Déjà Review: this review was first published in November 2005 and the disc is still available. Please note that the composer has passed away since the review was published.
Einojuhani Rautavaara (1928-2016)
The Gift of the Magi (1993-1994)
Pia Freund (soprano) – Minna; Jaako Kortegangas (baritone) – Joel; Martti Wallén (bass) – Mr. Salomon; Anna-Lisa Jakobson (mezzo soprano) – Queen of Sheba; Lassi Virtanen (tenor) – Zoff Musonoff
Tapiola Sinfonietta/Petri Sakari
Directed by Hannu Heikinheimo.
Extra: The Gift of Dreams, directed by Aarno Cronvall.
Arthaus Musik 100419 DVD 
Rautavaara is perhaps still best known for his orchestral works – especially his Symphony No 7 (Angel of Light) and the Cantus Arcticus. But he has also had a lengthy career as a composer of opera. Kaivos (The Mine) was written in 1963; later operas have included Thomas (1984), Vincent (1987), Aleksis Kivi (1996) and Rasputin (2003). The Gift of the Magi is relatively slight compared to some of these. It has – as usual for Rautavaara – a libretto by the composer himself. It is based on O. Henry’s well-known short story of the same title, first published in 1906.
O. Henry’s story is of a pair of impoverished newlyweds, Jim and Della. As Christmas approaches, Della wants to buy her husband a Christmas present, but has no money.

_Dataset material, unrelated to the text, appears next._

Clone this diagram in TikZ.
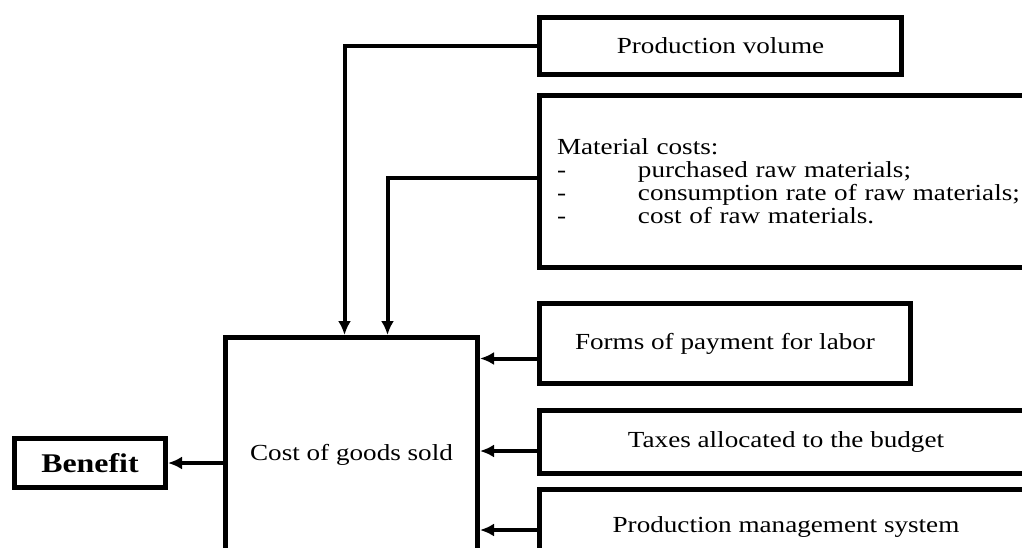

She decides that she will sell her long hair (which her husband adores) to a wig-maker, and use the proceeds to buy a chain fit for her husband’s gold watch, a family heirloom and the only thing of value that they possess. She does so. But she then discovers, when she comes to give him the chain, that he has sold the watch – so as to buy her fine combs for the long hair she no longer has! Henry concludes thus: “Here I have lamely related to you the uneventful chronicle of two foolish children in a flat who most unwisely sacrificed for each other the greatest treasures of their house. But in a last word to the wise of these days let it be said that of all who give gifts these two were the wisest. Of all who give and receive gifts these two were the wisest. Of all who give and receive gifts, such as they are wisest. Everywhere they are wisest. They are the magi.”
Rautavaara transposes the action to a run-down area of Helsinki in the 1920s; Jim and Della become Joel and Minna. Where O. Henry’s story concentrates on the wife’s thoughts and actions, leaving until the end the revelation of what her husband has done, Rautavaara shows us the pair acting in parallel, but each in ignorance of the other’s actions. What are mere allusions in Henry’s text – mentions of King Solomon and the Queen of Sheba – are turned into actual characters in the opera: Mr. Salomon, the landlord and the Queen of Sheba, “a woman of easy virtue”.
This TV production is atmospherically directed, with snow-bound exteriors and spare interiors. Spoken dialogue is well used, always with an orchestral background. The ambiguities of love and the nature of sacrifice are both themes with a predictable appeal for Rautavaara. Words which the wigmaker sings – I am quoting from the onscreen subtitles – go to the heart of the opera: “Is there anything more noble and destructive than love, the extravagance of love”. The ending is beautifully realised – dismay turning to the mutual realisation and renewal of love and to that love’s effects on the pair’s neighbours. Pia Freund is a particularly tender Minna, Jaako Kortegangas a powerful and undemonstrative Joel. Lassi Virtanen sings his one set-piece particularly well. This is a chamber opera well-conceived and well-performed.
It is accompanied on this DVD by a documentary on Rautavaara. We have footage of the composer at the piano; the composer – who mostly speaks in English throughout – talking of childhood memories of a visit to an island monastery; of the inspiration of icons and of his reading of Rilke. It is full of interesting observations by Rautavaara, such as “serialism taught me the necessity of structure” and “when composing, I use the piano, because you often accidentally press a wrong key. These slips are important, because you can follow them and they can lead to new phenomenon, a new path in the music you are composing”. There are contributions from, amongst others, Olli Mustonen and Markus Lehtinen. A particularly interesting sequence presents Rautavaara and Vladimir Ashkenazy in conversation about the piano concerto Ashkenazy commissioned from Rautavaara. “All good music is romantic” says Rautavaara. “Poetic”, replies Ashkenazy.
All in all The Gift of Dreams – the title comes, as Rautavaara himself explains, from Baudelaire – is an interesting, if not especially revelatory introduction to Rautavaara. There is relatively little music to be heard, and it is hard to imagine anyone watching it very often. The Gift of the Magi would be a much better reason for purchase – in a more civilised world it would be part of our Christmas TV schedules.